Un autre commerçant de Gaza, s’exprimant sous couvert d’anonymat, a admis avoir traité une fois avec une entreprise israélienne dans le cadre du programme de coordination commerciale et avoir reçu des marchandises. Il a expliqué que les courtiers l’avaient informé que « des officiers militaires israéliens reçoivent des pots-de-vin en échange de l’entrée de ces camions et de leur cargaison, et que certains d’entre eux écrivent des noms différents sur les marchandises afin de détourner l’attention du contenu des camions ».
Le commerçant a expliqué qu’il avait fait venir un camion, puis qu’il avait arrêté ses opérations « après avoir reçu de sévères avertissements du Hamas », et aussi à cause des « sommes importantes » qu’il avait payées, puis qu’il l’avait vendu pour des sommes exorbitantes dans des circonstances difficiles. Ces marchandises n’ont pas atteint toutes les zones de la bande de Gaza car elles étaient très limitées, ont confirmé certains commerçants.
Désavouer les marchands
Les actions agressives du Hamas ont incité certains commerçants à déclarer leur refus d’autoriser l’importation de toute marchandise, après que leurs noms aient été diffusés sur les comptes de médias sociaux de citoyens de Gaza comme suspects dans le phénomène.

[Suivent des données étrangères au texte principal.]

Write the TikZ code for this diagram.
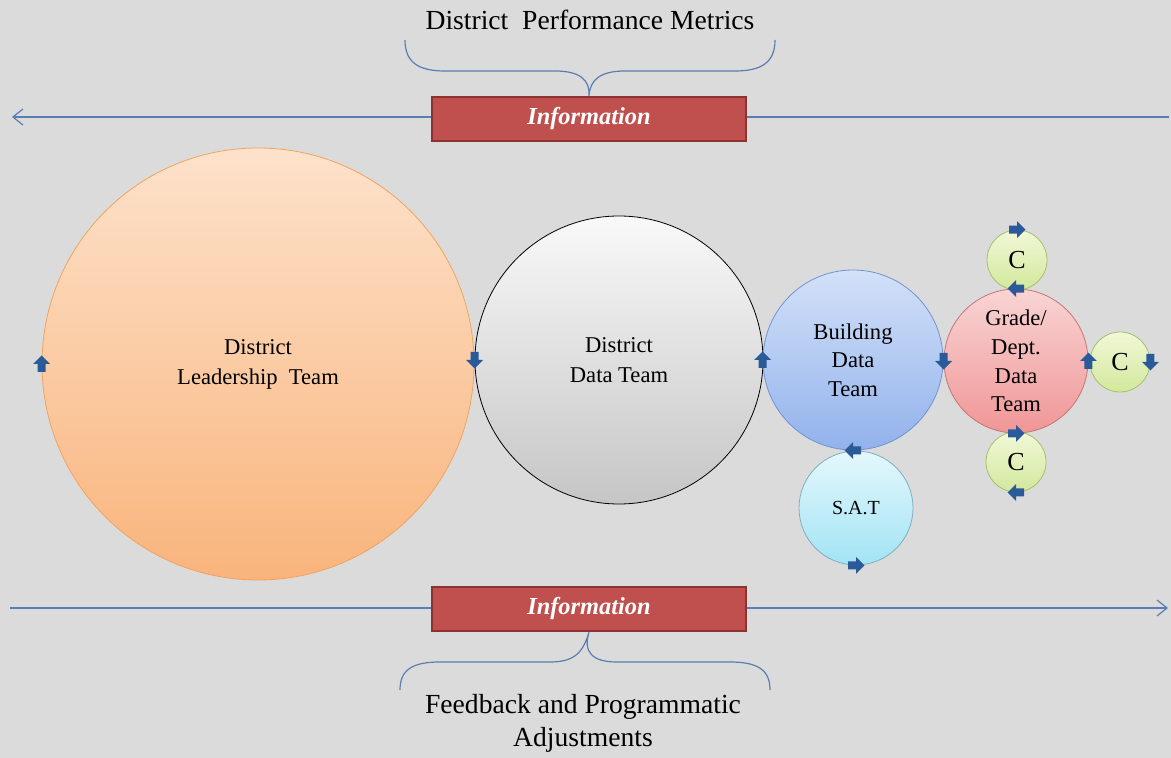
\documentclass[tikz,border=0pt]{standalone}
\usepackage{fontspec}
\setmainfont{Liberation Serif}
\usetikzlibrary{arrows.meta}

\definecolor{backgray}{HTML}{DBDBDB}
\definecolor{flowline}{HTML}{5A7DB3}
\definecolor{infored}{HTML}{C0504D}
\definecolor{infoborder}{HTML}{8C3331}
\definecolor{arrowblue}{HTML}{2B5A9A}

\tikzset{
  pics/flow arrow/.style={code={
    \fill[arrowblue] (-4pt,-2pt) -- (0pt,-2pt) -- (0pt,-4.2pt) -- (4.2pt,0pt)
      -- (0pt,4.2pt) -- (0pt,2pt) -- (-4pt,2pt) -- cycle;}}
}

\begin{document}
\begin{tikzpicture}[x=0.5pt,y=-0.5pt,
  team node/.style={circle,draw,inner sep=0pt,align=center,
    font=\fontsize{11.3}{14.3}\selectfont},
  c node/.style={team node,minimum size=30pt,draw=cgreenB,
    top color=cgreenT,bottom color=cgreenD,font=\fontsize{13}{15}\selectfont},
  info box/.style={rectangle,fill=infored,draw=infoborder,line width=1.2pt,
    minimum width=157pt,minimum height=22pt,text=white,
    font=\fontsize{12.2}{14}\selectfont\bfseries\itshape},
  flow line/.style={draw=flowline,line width=0.6pt},
  title text/.style={align=center,font=\fontsize{13.8}{16.5}\selectfont}]

  \definecolor{orangeT}{HTML}{FDE2CB}
  \definecolor{orangeD}{HTML}{F9B47C}
  \definecolor{orangeB}{HTML}{F2A35E}
  \definecolor{blueT}{HTML}{D3E1F8}
  \definecolor{blueD}{HTML}{92B2EC}
  \definecolor{blueB}{HTML}{7193D2}
  \definecolor{cyanT}{HTML}{E4F8FC}
  \definecolor{cyanD}{HTML}{A2E3F4}
  \definecolor{cyanB}{HTML}{7FAFBF}
  \definecolor{pinkT}{HTML}{F9D4D4}
  \definecolor{pinkD}{HTML}{F09696}
  \definecolor{pinkB}{HTML}{C67674}
  \definecolor{cgreenT}{HTML}{F1F8D8}
  \definecolor{cgreenD}{HTML}{D3E89C}
  \definecolor{cgreenB}{HTML}{A3C16A}

  \useasboundingbox[fill=backgray] (0,0) rectangle (1171,758);

  % information lines behind the boxes
  \coordinate (topL) at (12,117);
  \coordinate (topR) at (1169,117);
  \coordinate (botL) at (10,608);
  \coordinate (botR) at (1168,608);
  \draw[flow line,{Straight Barb[length=5pt,width=8pt]}-] (topL) -- (topR);
  \draw[flow line,-{Straight Barb[length=5pt,width=8pt]}] (botL) -- (botR);

  \node[info box] (infoTop) at (589,119) {Information};
  \node[info box] (infoBot) at (589,609) {Information};

  \node[title text] (metrics) at (590,20) {District\ \ Performance Metrics};
  \node[title text] (feedback) at (583,723) {Feedback and Programmatic\\Adjustments};

  % braces
  \draw[flow line] (405,40) .. controls (405,62) and (418,71) .. (445,71)
    -- (555,71) .. controls (580,71) and (590,80) .. (infoTop.north)
    .. controls (590,80) and (600,71) .. (625,71) -- (735,71)
    .. controls (762,71) and (775,62) .. (775,40);
  \draw[flow line] (400,690) .. controls (400,670) and (412,662) .. (440,662)
    -- (550,662) .. controls (575,662) and (583,652) .. (infoBot.south)
    .. controls (583,652) and (592,662) .. (617,662) -- (730,662)
    .. controls (758,662) and (770,670) .. (770,690);

  % teams
  \node[team node,minimum size=216pt,draw=orangeB,
    top color=orangeT,bottom color=orangeD,font=\fontsize{11.3}{15}\selectfont]
    (dlt) at (258,364) {District\\Leadership\ \ Team};
  \node[team node,minimum size=144pt,draw=black,
    top color=gray!5,bottom color=gray!45,font=\fontsize{11.3}{15}\selectfont]
    (ddt) at (619,360) {District\\Data Team};
  \node[team node,minimum size=90pt,draw=blueB,
    top color=blueT,bottom color=blueD]
    (bdt) at (853,360) {Building\\Data\\Team};
  \node[team node,minimum size=57pt,draw=cyanB,
    top color=cyanT,bottom color=cyanD,font=\fontsize{10}{12}\selectfont]
    (sat) at (856,508) {S.A.T};
  \node[team node,minimum size=72pt,draw=pinkB,
    top color=pinkT,bottom color=pinkD]
    (grade) at (1016,361) {Grade/\\Dept.\\Data\\Team};
  \node[c node] (ctop) at (1017,260) {C};
  \node[c node] (cright) at (1120,362) {C};
  \node[c node] (cbot) at (1016,462) {C};

  % small block arrows on the borders
  \pic[rotate=90] at (dlt.west) {flow arrow};
  \pic[rotate=-90] at (ddt.west) {flow arrow};
  \pic[rotate=90] at (bdt.west) {flow arrow};
  \pic[rotate=-90] at (grade.west) {flow arrow};
  \pic[rotate=90] at (grade.east) {flow arrow};
  \pic[rotate=-90] at (cright.east) {flow arrow};
  \pic at (ctop.north) {flow arrow};
  \pic[rotate=180] at (grade.north) {flow arrow};
  \pic at (grade.south) {flow arrow};
  \pic[rotate=180] at (cbot.south) {flow arrow};
  \pic[rotate=180] at (bdt.south) {flow arrow};
  \pic at (sat.south) {flow arrow};
\end{tikzpicture}
\end{document}
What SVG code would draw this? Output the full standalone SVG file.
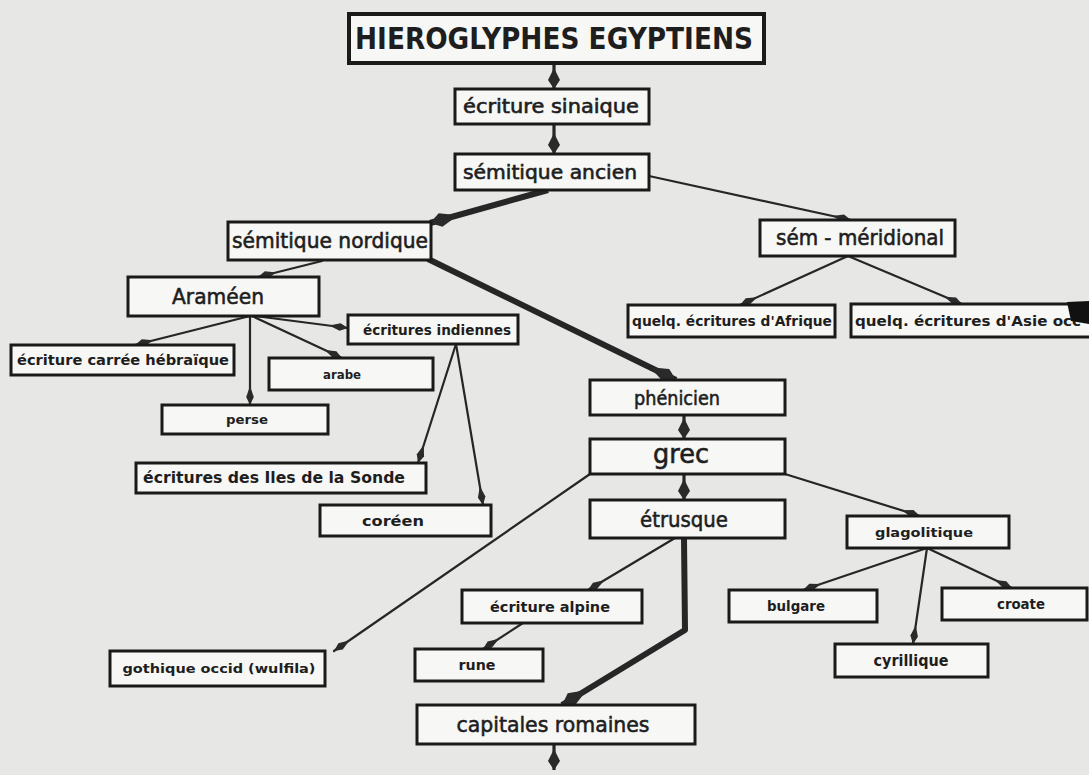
<svg xmlns="http://www.w3.org/2000/svg" width="1089" height="775" viewBox="0 0 1089 775">
<defs>
<style>
.bx{fill:#f7f7f5;stroke:#1a1a1a;stroke-width:3}
.t{font-family:"DejaVu Sans",sans-serif;fill:#1e1e1e;text-anchor:middle}
.b{font-weight:bold}
.m{stroke:#1e1e1e;stroke-width:0.6}
.ln{fill:none;stroke:#262626;stroke-width:2.2;stroke-linecap:round}
.md{fill:none;stroke:#262626;stroke-width:3.2}
.tk{fill:none;stroke:#262626;stroke-width:6;stroke-linejoin:round}
</style>
<marker id="as" markerUnits="userSpaceOnUse" viewBox="-20 -5 22 10" refX="0" refY="0" markerWidth="22" markerHeight="10" orient="auto"><path d="M0,0 L-8,-3.8 L-19,0 L-8,3.8 Z" fill="#2a2a2a"/></marker>
<marker id="am" markerUnits="userSpaceOnUse" viewBox="-22 -7 24 14" refX="0" refY="0" markerWidth="24" markerHeight="14" orient="auto"><path d="M0,0 L-9,-6 L-21,0 L-9,6 Z" fill="#2a2a2a"/></marker>
<marker id="al" markerUnits="userSpaceOnUse" viewBox="-30 -8 32 16" refX="0" refY="0" markerWidth="32" markerHeight="16" orient="auto"><path d="M0,0 L-11,-7 L-29,0 L-11,7 Z" fill="#2a2a2a"/></marker>
</defs>
<rect x="0" y="0" width="1089" height="775" fill="#e7e7e5"/>

<g id="connectors">
<line class="md" x1="554" y1="63" x2="554" y2="89" marker-end="url(#am)"/>
<line class="md" x1="554" y1="124" x2="554" y2="154" marker-end="url(#am)"/>
<line class="tk" x1="548" y1="190" x2="430" y2="223" marker-end="url(#al)"/>
<line class="ln" x1="649" y1="176" x2="851" y2="220" marker-end="url(#as)"/>
<line class="ln" x1="322" y1="261" x2="258" y2="277" marker-end="url(#as)"/>
<line class="tk" x1="428" y1="259" x2="676" y2="380" marker-end="url(#al)"/>
<line class="ln" x1="848" y1="256" x2="740" y2="305" marker-end="url(#as)"/>
<line class="ln" x1="848" y1="256" x2="962" y2="304" marker-end="url(#as)"/>
<line class="ln" x1="250" y1="316" x2="135" y2="345" marker-end="url(#as)"/>
<line class="ln" x1="250" y1="316" x2="250" y2="405" marker-end="url(#as)"/>
<line class="ln" x1="252" y1="316" x2="342" y2="358" marker-end="url(#as)"/>
<line class="ln" x1="255" y1="316" x2="348" y2="328" marker-end="url(#as)"/>
<line class="ln" x1="456" y1="344" x2="418" y2="463" marker-end="url(#as)"/>
<line class="ln" x1="456" y1="344" x2="483" y2="505" marker-end="url(#as)"/>
<line class="md" x1="684" y1="415" x2="684" y2="439" marker-end="url(#am)"/>
<line class="md" x1="684" y1="474" x2="684" y2="500" marker-end="url(#am)"/>
<line class="ln" x1="590" y1="474" x2="334" y2="651" marker-end="url(#as)"/>
<line class="ln" x1="785" y1="474" x2="920" y2="516" marker-end="url(#as)"/>
<line class="ln" x1="675" y1="538" x2="588" y2="590" marker-end="url(#as)"/>
<path class="tk" d="M684,538 L685,630 L562,705" marker-end="url(#al)"/>
<line class="ln" x1="523" y1="623" x2="483" y2="649" marker-end="url(#as)"/>
<line class="ln" x1="927" y1="548" x2="803" y2="590" marker-end="url(#as)"/>
<line class="ln" x1="927" y1="548" x2="913" y2="644" marker-end="url(#as)"/>
<line class="ln" x1="927" y1="548" x2="1012" y2="588" marker-end="url(#as)"/>
<line class="md" x1="554" y1="744" x2="554" y2="770" marker-end="url(#am)"/>
</g>

<g id="n-hieroglyphes"><rect class="bx" x="349" y="14" width="415" height="49" style="stroke-width:4"/><text class="t b" x="554" y="49" font-size="30" textLength="398" lengthAdjust="spacingAndGlyphs">HIEROGLYPHES EGYPTIENS</text></g>
<g id="n-sinaique"><rect class="bx" x="455" y="89" width="194" height="35"/><text class="t m" x="551" y="113" font-size="19" textLength="176" lengthAdjust="spacingAndGlyphs">écriture sinaique</text></g>
<g id="n-ancien"><rect class="bx" x="455" y="154" width="194" height="36"/><text class="t m" x="550" y="178.5" font-size="19" textLength="174" lengthAdjust="spacingAndGlyphs">sémitique ancien</text></g>
<g id="n-nordique"><rect class="bx" x="228" y="222" width="203" height="38"/><text class="t m" x="330" y="248" font-size="21" textLength="196" lengthAdjust="spacingAndGlyphs">sémitique nordique</text></g>
<g id="n-meridional"><rect class="bx" x="760" y="220" width="195" height="36"/><text class="t m" x="860" y="245" font-size="21" textLength="168" lengthAdjust="spacingAndGlyphs">sém - méridional</text></g>
<g id="n-arameen"><rect class="bx" x="128" y="277" width="191" height="39"/><text class="t m" x="218" y="304" font-size="22" textLength="92" lengthAdjust="spacingAndGlyphs">Araméen</text></g>
<g id="n-indiennes"><rect class="bx" x="348" y="315" width="170" height="29"/><text class="t b" x="437" y="334.5" font-size="14" textLength="148" lengthAdjust="spacingAndGlyphs">écritures indiennes</text></g>
<g id="n-carree"><rect class="bx" x="11" y="345" width="223" height="30"/><text class="t b" x="123" y="365" font-size="14" textLength="212" lengthAdjust="spacingAndGlyphs">écriture carrée hébraïque</text></g>
<g id="n-arabe"><rect class="bx" x="269" y="358" width="164" height="32"/><text class="t b" x="342" y="378.5" font-size="13" textLength="38" lengthAdjust="spacingAndGlyphs">arabe</text></g>
<g id="n-perse"><rect class="bx" x="162" y="405" width="166" height="29"/><text class="t b" x="247" y="424" font-size="13" textLength="42" lengthAdjust="spacingAndGlyphs">perse</text></g>
<g id="n-sonde"><rect class="bx" x="136" y="463" width="290" height="30"/><text class="t b" x="274" y="483" font-size="15" textLength="262" lengthAdjust="spacingAndGlyphs">écritures des Iles de la Sonde</text></g>
<g id="n-coreen"><rect class="bx" x="320" y="505" width="171" height="31"/><text class="t b" x="393" y="525.5" font-size="14" textLength="62" lengthAdjust="spacingAndGlyphs">coréen</text></g>
<g id="n-afrique"><rect class="bx" x="628" y="305" width="207" height="32"/><text class="t b" x="732" y="326" font-size="14" textLength="200" lengthAdjust="spacingAndGlyphs">quelq. écritures d'Afrique</text></g>
<g id="n-asie"><rect class="bx" x="851" y="304" width="245" height="33"/><text class="t b" x="855" y="325.5" font-size="14" style="text-anchor:start" textLength="226" lengthAdjust="spacingAndGlyphs">quelq. écritures d'Asie occ</text><polygon points="1067,302 1089,301 1089,324 1071,321" fill="#111"/></g>
<g id="n-phenicien"><rect class="bx" x="590" y="380" width="195" height="35"/><text class="t m" x="677" y="404.5" font-size="20" textLength="86" lengthAdjust="spacingAndGlyphs">phénicien</text></g>
<g id="n-grec"><rect class="bx" x="590" y="439" width="195" height="35"/><text class="t m" x="681" y="463" font-size="26" textLength="56" lengthAdjust="spacingAndGlyphs">grec</text></g>
<g id="n-etrusque"><rect class="bx" x="590" y="500" width="195" height="38"/><text class="t m" x="684" y="526.5" font-size="22" textLength="88" lengthAdjust="spacingAndGlyphs">étrusque</text></g>
<g id="n-glagolitique"><rect class="bx" x="847" y="516" width="162" height="32"/><text class="t b" x="924" y="536.5" font-size="13" textLength="98" lengthAdjust="spacingAndGlyphs">glagolitique</text></g>
<g id="n-alpine"><rect class="bx" x="462" y="590" width="180" height="33"/><text class="t b" x="550" y="611.5" font-size="14" textLength="120" lengthAdjust="spacingAndGlyphs">écriture alpine</text></g>
<g id="n-bulgare"><rect class="bx" x="729" y="590" width="148" height="32"/><text class="t b" x="796" y="611" font-size="14" textLength="58" lengthAdjust="spacingAndGlyphs">bulgare</text></g>
<g id="n-croate"><rect class="bx" x="942" y="588" width="145" height="32"/><text class="t b" x="1021" y="609" font-size="14" textLength="48" lengthAdjust="spacingAndGlyphs">croate</text></g>
<g id="n-cyrillique"><rect class="bx" x="835" y="644" width="153" height="33"/><text class="t b" x="911" y="665.5" font-size="15" textLength="75" lengthAdjust="spacingAndGlyphs">cyrillique</text></g>
<g id="n-rune"><rect class="bx" x="415" y="649" width="128" height="32"/><text class="t b" x="477" y="670" font-size="14" textLength="37" lengthAdjust="spacingAndGlyphs">rune</text></g>
<g id="n-gothique"><rect class="bx" x="110" y="651" width="215" height="35"/><text class="t b" x="219" y="673" font-size="13" textLength="193" lengthAdjust="spacingAndGlyphs">gothique occid (wulfila)</text></g>
<g id="n-capitales"><rect class="bx" x="417" y="705" width="278" height="39"/><text class="t m" x="553" y="732" font-size="22" textLength="193" lengthAdjust="spacingAndGlyphs">capitales romaines</text></g>
</svg>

Les Chambres de commerce, d’industrie et d’agriculture de la bande de Gaza ont publié le mois dernier un communiqué mettant en garde contre « un phénomène croissant d’offres commerciales émanant de parties inconnues ou suspectes, y compris ce qu’on appelle la « coordination commerciale ». » Ce communiqué précise qu’il s’agit d’« accords permettant à certains commerçants d’introduire des camions de marchandises dans la bande de Gaza en échange de sommes colossales, atteignant parfois des centaines de milliers de shekels par camion ».
La déclaration souligne qu’une telle coordination contribue directement à augmenter les prix des matières premières sur les marchés locaux d’une manière disproportionnée par rapport aux revenus des citoyens palestiniens, qui souffrent de pénurie de ressources, d’insécurité alimentaire et d’un manque de sources de revenus.